You’d do most of the same things.
Given that the first three new episodes, at least, were likely filmed before the presidential election, The Americans isn’t yet making any particular hay of Russia’s remarkable contemporary comeback story: This season’s big mission seems to involve midges and wheat. Philip and Elizabeth both wear the same cowboy hat with the saddest possible facial expressions, and it’s somehow incredibly romantic. The third episode has a genuinely gorgeous music cue and, for devoted fans, a genuinely mind-boggling trip to the supermarket. If you’re caught up, you’re all in regardless. If you’re still hesitant, this likely still reads to you as a hostile foreign language.
Which is what makes Paige so jarring, and polarizing, and invaluable: Her character alone seems to grasp how ludicrous and unsustainable all this is.
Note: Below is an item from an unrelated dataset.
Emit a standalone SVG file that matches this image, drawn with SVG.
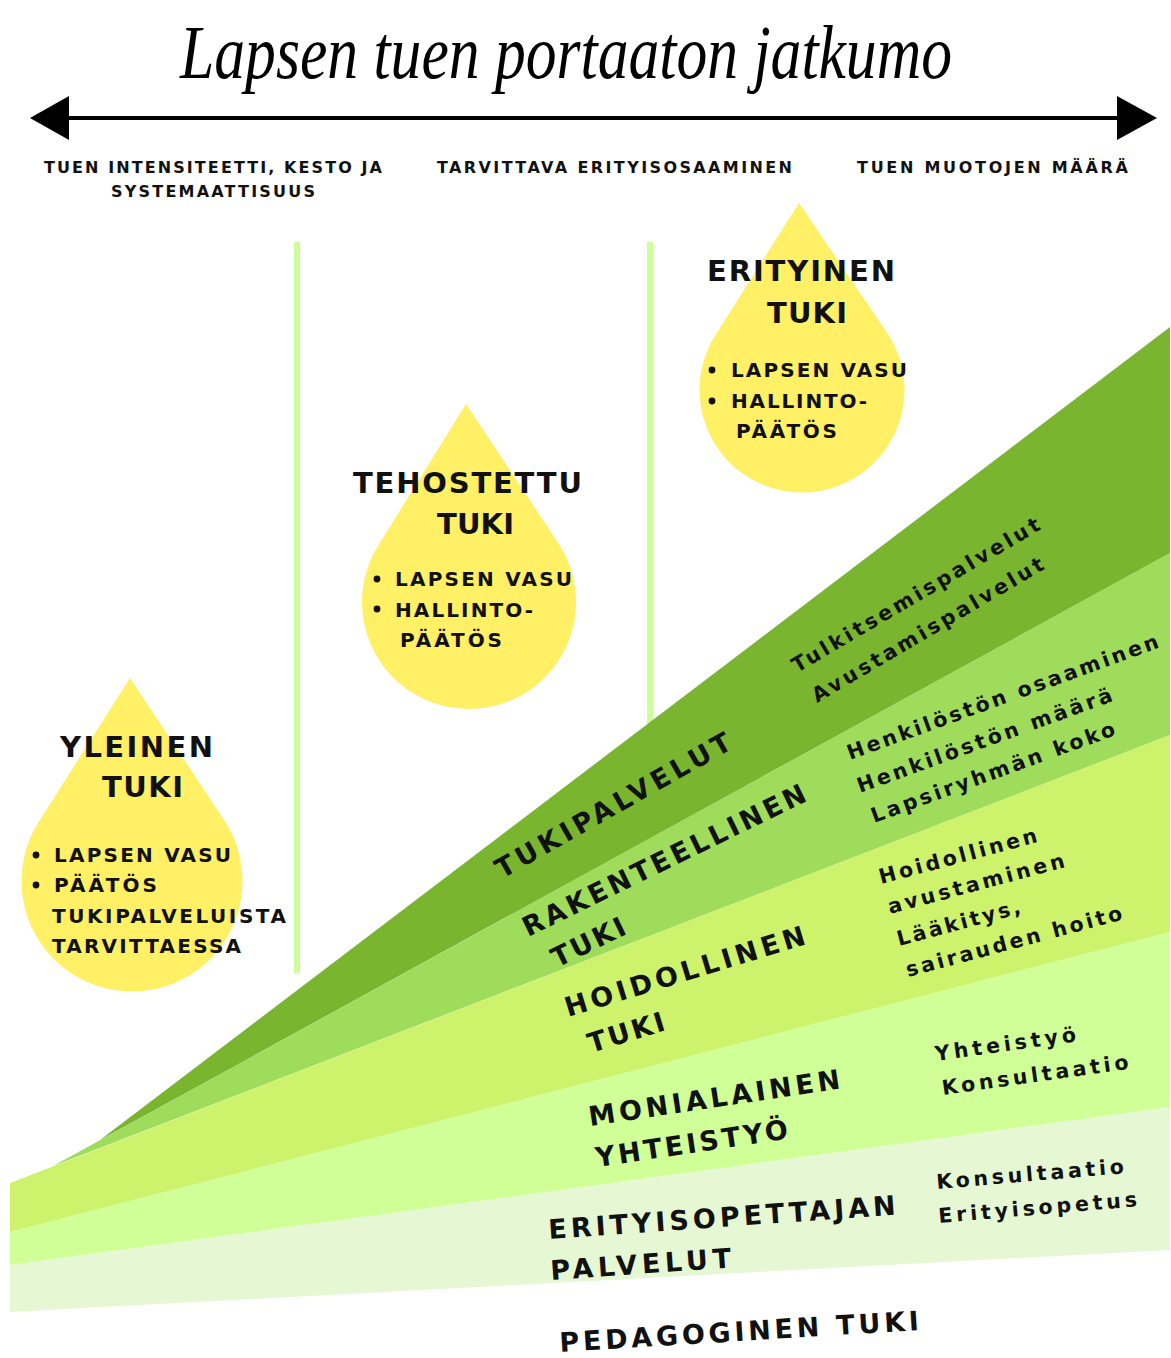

The Americans strives for gritty realism, to avoid James Bond fabulousness and cartoonishness, but this is still a show about Russian spies living in total secrecy across the street from an FBI agent. She thinks it’s as bizarre as you do. It’s hard to watch her struggle; OK, fine, it’s a little irritating, too. She is objectively the character least equipped to survive in such a hostile, claustrophobic environment, and she’s acting like it. But she’s also the only character with a legitimate chance of surviving. I’m rooting for her, but do so at your own peril: If she actually makes it through this, she’ll be strong enough to conquer us all.